Charts and diagrams as code:
******************************

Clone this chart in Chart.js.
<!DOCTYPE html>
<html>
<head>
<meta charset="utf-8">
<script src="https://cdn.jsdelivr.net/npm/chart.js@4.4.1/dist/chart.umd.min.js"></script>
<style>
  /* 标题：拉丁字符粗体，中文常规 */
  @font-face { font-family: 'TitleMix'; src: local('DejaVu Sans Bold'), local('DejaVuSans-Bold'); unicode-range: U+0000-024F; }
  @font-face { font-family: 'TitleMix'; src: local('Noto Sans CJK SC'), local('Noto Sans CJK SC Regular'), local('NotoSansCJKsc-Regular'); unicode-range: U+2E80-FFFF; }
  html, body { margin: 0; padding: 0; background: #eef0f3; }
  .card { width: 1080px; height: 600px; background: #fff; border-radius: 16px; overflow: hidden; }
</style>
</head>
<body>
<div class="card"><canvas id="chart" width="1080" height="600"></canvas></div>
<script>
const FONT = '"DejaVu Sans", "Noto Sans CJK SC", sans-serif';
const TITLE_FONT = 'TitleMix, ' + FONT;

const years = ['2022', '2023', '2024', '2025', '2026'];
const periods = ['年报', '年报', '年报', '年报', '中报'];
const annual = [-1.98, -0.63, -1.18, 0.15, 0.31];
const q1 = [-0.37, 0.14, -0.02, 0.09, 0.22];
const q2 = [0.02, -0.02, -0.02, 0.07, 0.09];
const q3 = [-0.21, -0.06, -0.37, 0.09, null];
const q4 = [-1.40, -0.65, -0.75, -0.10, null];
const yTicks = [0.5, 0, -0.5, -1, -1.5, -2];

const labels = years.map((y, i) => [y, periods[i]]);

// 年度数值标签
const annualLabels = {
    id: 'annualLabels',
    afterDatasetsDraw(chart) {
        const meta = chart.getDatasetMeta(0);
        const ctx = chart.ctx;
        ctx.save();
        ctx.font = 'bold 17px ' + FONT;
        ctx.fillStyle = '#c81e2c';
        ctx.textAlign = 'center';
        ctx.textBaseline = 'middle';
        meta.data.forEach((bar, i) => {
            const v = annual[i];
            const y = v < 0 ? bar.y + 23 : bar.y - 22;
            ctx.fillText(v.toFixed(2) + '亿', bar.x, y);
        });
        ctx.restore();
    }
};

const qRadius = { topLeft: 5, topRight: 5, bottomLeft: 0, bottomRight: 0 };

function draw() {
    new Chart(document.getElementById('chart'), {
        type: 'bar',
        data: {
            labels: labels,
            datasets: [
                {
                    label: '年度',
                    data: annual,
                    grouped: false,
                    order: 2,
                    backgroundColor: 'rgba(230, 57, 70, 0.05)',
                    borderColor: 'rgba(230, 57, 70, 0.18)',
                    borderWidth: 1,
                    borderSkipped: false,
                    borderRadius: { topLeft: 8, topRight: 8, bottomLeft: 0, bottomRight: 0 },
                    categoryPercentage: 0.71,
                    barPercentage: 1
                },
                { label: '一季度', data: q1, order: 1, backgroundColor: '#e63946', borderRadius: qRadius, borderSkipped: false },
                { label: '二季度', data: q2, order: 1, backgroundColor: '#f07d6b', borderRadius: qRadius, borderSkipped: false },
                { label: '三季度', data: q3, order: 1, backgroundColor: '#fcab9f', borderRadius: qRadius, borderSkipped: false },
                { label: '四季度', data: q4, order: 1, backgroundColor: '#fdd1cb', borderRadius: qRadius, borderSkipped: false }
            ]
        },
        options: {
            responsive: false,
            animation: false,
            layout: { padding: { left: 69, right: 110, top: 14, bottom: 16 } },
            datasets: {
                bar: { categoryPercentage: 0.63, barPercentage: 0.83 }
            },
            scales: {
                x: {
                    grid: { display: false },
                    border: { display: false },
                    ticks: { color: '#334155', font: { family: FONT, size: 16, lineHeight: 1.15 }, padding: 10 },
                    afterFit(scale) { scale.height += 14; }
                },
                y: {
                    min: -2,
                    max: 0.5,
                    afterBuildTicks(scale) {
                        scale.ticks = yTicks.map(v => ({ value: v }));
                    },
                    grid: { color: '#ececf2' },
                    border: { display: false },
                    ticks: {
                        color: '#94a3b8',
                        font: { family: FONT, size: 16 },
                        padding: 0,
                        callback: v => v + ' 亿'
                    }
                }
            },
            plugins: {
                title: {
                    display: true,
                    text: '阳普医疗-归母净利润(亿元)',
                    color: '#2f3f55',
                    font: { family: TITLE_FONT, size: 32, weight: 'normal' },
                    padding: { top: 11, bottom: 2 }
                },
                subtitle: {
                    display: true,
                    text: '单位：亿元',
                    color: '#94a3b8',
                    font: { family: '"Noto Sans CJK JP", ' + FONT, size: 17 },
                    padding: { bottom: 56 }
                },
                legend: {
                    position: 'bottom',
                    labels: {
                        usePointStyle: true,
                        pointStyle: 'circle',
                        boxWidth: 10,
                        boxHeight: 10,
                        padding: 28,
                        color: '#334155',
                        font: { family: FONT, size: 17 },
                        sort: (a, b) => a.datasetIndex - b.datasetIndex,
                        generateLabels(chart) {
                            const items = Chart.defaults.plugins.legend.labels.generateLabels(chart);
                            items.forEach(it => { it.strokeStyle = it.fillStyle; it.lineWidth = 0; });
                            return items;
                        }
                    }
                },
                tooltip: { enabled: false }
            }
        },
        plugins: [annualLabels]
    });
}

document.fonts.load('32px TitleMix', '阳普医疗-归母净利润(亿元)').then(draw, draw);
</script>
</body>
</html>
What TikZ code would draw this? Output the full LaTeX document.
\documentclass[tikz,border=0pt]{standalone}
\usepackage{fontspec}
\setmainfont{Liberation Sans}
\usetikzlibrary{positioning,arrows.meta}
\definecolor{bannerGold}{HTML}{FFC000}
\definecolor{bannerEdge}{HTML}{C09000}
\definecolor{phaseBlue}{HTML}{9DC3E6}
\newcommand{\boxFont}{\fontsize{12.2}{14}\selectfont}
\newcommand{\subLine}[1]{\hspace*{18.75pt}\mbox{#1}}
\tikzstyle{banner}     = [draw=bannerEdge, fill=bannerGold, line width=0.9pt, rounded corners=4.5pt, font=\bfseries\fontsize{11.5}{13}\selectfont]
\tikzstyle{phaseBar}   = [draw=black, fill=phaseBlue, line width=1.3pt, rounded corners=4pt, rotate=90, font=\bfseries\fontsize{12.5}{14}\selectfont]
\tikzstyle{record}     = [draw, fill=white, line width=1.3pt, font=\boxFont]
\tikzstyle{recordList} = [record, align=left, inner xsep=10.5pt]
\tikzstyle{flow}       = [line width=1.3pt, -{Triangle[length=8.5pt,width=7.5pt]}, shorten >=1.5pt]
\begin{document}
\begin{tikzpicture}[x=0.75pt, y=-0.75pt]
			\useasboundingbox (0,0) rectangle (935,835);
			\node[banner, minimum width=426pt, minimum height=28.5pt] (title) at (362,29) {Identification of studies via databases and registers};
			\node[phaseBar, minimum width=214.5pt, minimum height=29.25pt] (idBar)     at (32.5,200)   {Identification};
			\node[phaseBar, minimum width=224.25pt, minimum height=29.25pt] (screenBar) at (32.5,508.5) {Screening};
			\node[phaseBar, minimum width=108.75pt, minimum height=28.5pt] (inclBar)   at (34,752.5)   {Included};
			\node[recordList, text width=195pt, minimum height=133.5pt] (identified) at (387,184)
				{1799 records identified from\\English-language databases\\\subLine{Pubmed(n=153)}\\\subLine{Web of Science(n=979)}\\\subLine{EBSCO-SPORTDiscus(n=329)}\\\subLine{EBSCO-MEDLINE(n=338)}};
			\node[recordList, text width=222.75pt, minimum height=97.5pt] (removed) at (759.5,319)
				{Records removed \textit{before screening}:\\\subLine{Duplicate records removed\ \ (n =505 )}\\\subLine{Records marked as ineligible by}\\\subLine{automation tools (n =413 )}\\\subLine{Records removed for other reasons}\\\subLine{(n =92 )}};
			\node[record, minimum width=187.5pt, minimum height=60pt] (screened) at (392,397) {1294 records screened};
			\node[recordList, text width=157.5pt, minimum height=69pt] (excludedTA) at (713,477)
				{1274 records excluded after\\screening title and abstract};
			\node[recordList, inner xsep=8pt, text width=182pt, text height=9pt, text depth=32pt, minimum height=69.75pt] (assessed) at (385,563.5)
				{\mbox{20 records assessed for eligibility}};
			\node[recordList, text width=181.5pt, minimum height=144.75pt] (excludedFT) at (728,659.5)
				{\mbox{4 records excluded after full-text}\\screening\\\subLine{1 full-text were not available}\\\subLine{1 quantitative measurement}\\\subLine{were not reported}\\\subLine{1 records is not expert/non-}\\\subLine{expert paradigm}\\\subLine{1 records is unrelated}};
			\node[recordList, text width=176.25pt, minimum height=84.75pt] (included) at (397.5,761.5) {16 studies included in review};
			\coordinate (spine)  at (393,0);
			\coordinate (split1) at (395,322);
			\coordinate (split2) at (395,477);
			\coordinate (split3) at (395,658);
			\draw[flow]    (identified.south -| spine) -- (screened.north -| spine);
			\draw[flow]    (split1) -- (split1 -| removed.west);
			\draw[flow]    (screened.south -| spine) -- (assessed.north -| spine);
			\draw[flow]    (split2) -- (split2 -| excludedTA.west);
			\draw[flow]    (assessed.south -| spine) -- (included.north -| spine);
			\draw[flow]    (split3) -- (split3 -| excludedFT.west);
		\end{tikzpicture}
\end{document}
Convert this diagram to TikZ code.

******************************

TASK PROMPT
Copy the lines from the entries above in which the word "this" appears.

WRITTEN SOLUTION
Clone this chart in Chart.js.
What TikZ code would draw this? Output the full LaTeX document.
Convert this diagram to TikZ code.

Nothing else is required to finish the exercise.